Book Review: Emperor of the Eight Islands: The Tale of Shikanoko by Lian Hearn

Monday, March 7, 2016
I love reading. Books are amazing. They are a form of escapism, yes, but they are also inspiration, joy, and... well. Goodness. I think in some ways I have used my appetite for reading to define parts of my personality, so it made sense for me to review some of what I read! Here we go...

Title: Emperor of the Eight Islands
Author: Lian Hearn
Series:  The Tale of Shikanoko Books #1-2
Publication Date: March 2016 from Hachette

Synopsis: "An ambitious warror leaves his nephew for dead and seizes his lands.
A stubborn father forces his younger son to give up his wife to his older brother.
A woman of the Old People seeks five fathers for her five children, the Spider Tribe, born from cocoons.
A powerful priest trains a young disciple, Shikanoko, who has been made a sorcerer against his will.
An intricate tapestry has been woven for two rival clans to enter a savage battle over who will be Emperor of the Eight Islands..."

My thoughts: When Hachette contacted me about a new Lian Hearn book, I jumped at the chance to get my hands on a copy. I have previously adored Hearn's writing - particularly in the Otori books that I have read, as well as Blossoms and Shadows. Hearn writes such amazing characters that I really begin to care for and, more than that, she creates a world which is so wonderful to get lost in, even when the risk of death to the characters is great.

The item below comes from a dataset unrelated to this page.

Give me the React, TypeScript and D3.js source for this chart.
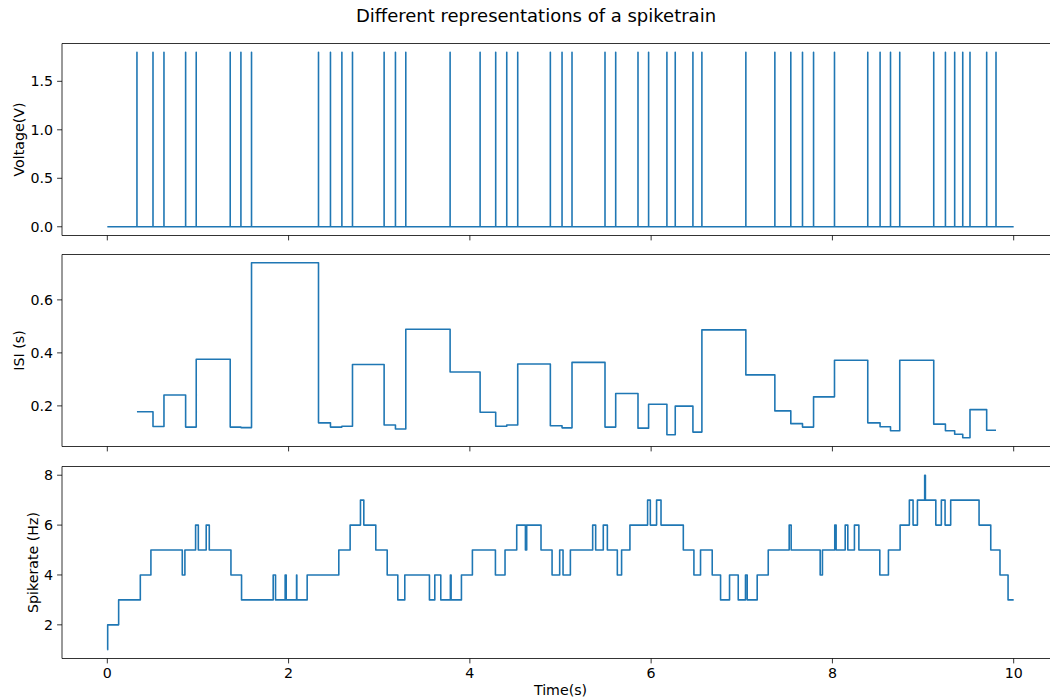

The first two books from The Tale of Shikanoko (collected in this volume) are no different. I quickly found myself lost in the world she had created here, and I was fascinated by the magical elements of what was being created before my eyes. There are quite a few characters to follow, but I found that I quickly began to remember each character's story and want to know what was going to happen to them next. 

The fantastical elements of the story blended so well with the more 'mundane' parts that you found yourself believing that everything written in front of you did actually happen, it just became a part of a greater whole.

The character of Shikanoko himself was most interesting to him - as much as he tried to regain control over the way his life had gone, he still often ended up confused, bewildered, and even frustrated by what was happening around and to him. He was shown to be somewhat of an innocent in the world, even when he tried to be wise, and I felt that innocence carry me through the world quite effectively - after all, as a reader, I was even more innocent than Shikanoko. 

I think, at times, Hearn's writing came across as just a little too short and sparse, and some of the characters sounded the same at times, which made it even harder to follow each individual story. This was a bit of a drawback for the story, but really the only one that I can mention. I am truly excited to go onto the next volume - Lord of the Darkwood, containing books #3-4 - as soon as I can.

(I received a review copy of this book from Hachette - thank you!!)

You would like this book if: you are fond of the Otori books, as this is set 300 years before those; you are interested in magical and slightly violent tales with a Japanese setting.

Tea to drink while reading this book: Something delicate, but comforting, to balance the palate while you are consuming so much through the book. I would recommend Genmaicha of some kind - maybe this one from T2.